Marvin Davis to Mission Viejo Company

22,000 Acres, a vast ranch to be transformed into a thriving "New Town" of Highlands Ranch

  • 1976:  Lawrence Phipps Jr. dies.  He was the last Highlands Ranch Mansion homeowner, having owned the property since 1937
  • 1977:  Marvin Davis & others (Highlands Venturers) acquire the ranch from the Phipps Estate.
  • 1978:  Filming for "Centennial, the Miniseries" occurs at the Mansion and grounds
  • 1978: Mission Viejo Company acquires an option on the property now known as Highlands Ranch.
  • 1979: The Board of Douglas County Commissioners approves Planned Community District Zoning for the property, and Mission Viejo Company purchases the property.
  • 1980: Construction of the first phase of Highlands Ranch begins.
  • 1981:  The first home is sold and residents move in.  The FOUNDING of Highlands Ranch!


1978 Filming of Centennial, the Miniseries at the Mansion

It was during the transition time between the Phipps Estate,  Marvin Davis, and the Mission Viejo purchase, that Hollywood came to Highlands Ranch!

Centennial was a 12-episode TV miniseries that aired on NBC from October 1978 to February 1979. It is the fictional story of Centennial, Colorado, from 1795 to the 1970s. and was based on the 1974 novel of the same name by Pulitzer prize-winning author James A. Michener.  Various actors and actresses were filmed here, such as Lynne Redgrave and Raymond Burr.  While only a small portion of the miniseries was filmed at the Highlands Ranch Mansion, it adds to the glamour and the story of the Mansion, as well as leaving a living legacy in Highlands Ranch thru the use of "Centennial" and "Venneford Ranch" as names of streets and businesses.    Watch the YouTube program about the filming of Centennial here at the Mansion:










  • Mission Viejo Company (MVC) purchased 640 acres in Aurora, CO around 1972.  The housing community, modeled after their success in California, was initially only modestly successful, as the housing needs in Colorado were a bit different than what they built in California.  By 1975 they had found their groove in Aurora.

  • Following Lawrence Phipps II’s death in 1976, the Phipps Estate sold the 22,000 acre Phipps Highlands Ranch south of Littleton, CO for $12 million to a Denver entrepreneur, Marvin Davis, who formed a Venture Company to market the ranch. 

    The local Mission Viejo Aurora manager, Pat Farrell, heard of this, and notified the California management team.  Inquiries were made, and the company decided to seriously explore the viability of developing a master planned community south of Littleton.

    The company took an option in 1978 and proceeded to work on a development plan, to secure the necessary approvals, especially from Douglas County. The company purchased the Phipps Highlands Ranch in early 1979 for around $26 million, and proceeded to refine the development plan and start planning the infrastructures needed.

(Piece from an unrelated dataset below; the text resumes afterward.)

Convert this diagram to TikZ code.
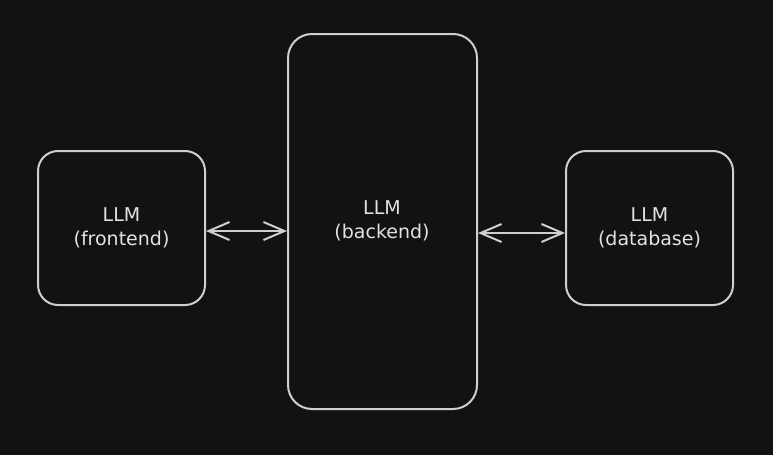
\documentclass[tikz,border=0pt]{standalone}
\usepackage{fontspec}
\setmainfont{DejaVu Sans}
\usetikzlibrary{arrows.meta}
\definecolor{bg}{HTML}{121212}
\definecolor{stroke}{HTML}{CFCFCF}
\definecolor{txt}{HTML}{E2E2E2}
\begin{document}
\begin{tikzpicture}[x=1pt,y=-1pt,
  lbl/.style={text=txt,font=\fontsize{19}{24}\selectfont,align=center},
  box/.style={draw=stroke,line width=2pt,rounded corners=20pt,minimum width=167pt,minimum height=154pt,inner sep=0pt,lbl},
  tip/.style={Straight Barb[length=21pt,width=18pt,line width=2pt]},
  conn/.style={draw=stroke,line width=2pt,{Straight Barb[length=21pt,width=18pt,line width=2pt]}-{Straight Barb[length=21pt,width=18pt,line width=2pt]}}]
\fill[bg] (0,0) rectangle (773,455);
\useasboundingbox (0,0) rectangle (773,455);
\node[box] (front) at (121.5,228) {LLM\\(frontend)};
\node[box,minimum width=189pt,minimum height=375pt,rounded corners=24pt] (back) at (382.5,221.5) {};
\node[lbl] (backt) at (382,221) {LLM\\(backend)};
\node[box] (db) at (649.5,228) {LLM\\(database)};
\draw[conn] ([yshift=-3pt]front.east) -- ([yshift=-3pt]front.east -| back.west);
\draw[conn,line width=2.6pt] ([yshift=-11.5pt]back.east) -- ([yshift=-11.5pt]back.east -| db.west);
\end{tikzpicture}
\end{document}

Mission Viejo Development Plan 1979, to transform the 22,000 acre ranch into a "master planned community" of thousands of residents.


James Toepfer, the first President of the Colorado Division of Mission Viejo

Considered to be the "Father of Highlands Ranch" 

In early 1980’s several people were hired or were transferred from California.  The ranch would continue to be a functioning cattle ranch for many years while development occurred. The first interchange/entrance to the New Town of Highlands Ranch was at County Line Road and Broadway.



In addition to being the master planning community manager, Mission Viejo was the exclusive home builder for many years.  The first homes were completed in the fall of 1981, near the intersection of Broadway and Northridge Parkway.  Three model homes were offered in the first filing. 

Home sales were initially slowed by very high interest rates, and the public’s perception that this development was very far out there from anything else in the south Denver area.  Gradually services were added; banks, shopping centers, convenience center, recreation centers, parks, post office, schools, and churches.

The community grew steadily thru the 1980’s.  In the late 1980’s  MVC decided to sell land to other home builders.  Housing growth accelerated  rapidly. This continued thru the 1990’s where MVC’s  parent company, Phillip Morris, decided to sell MVC.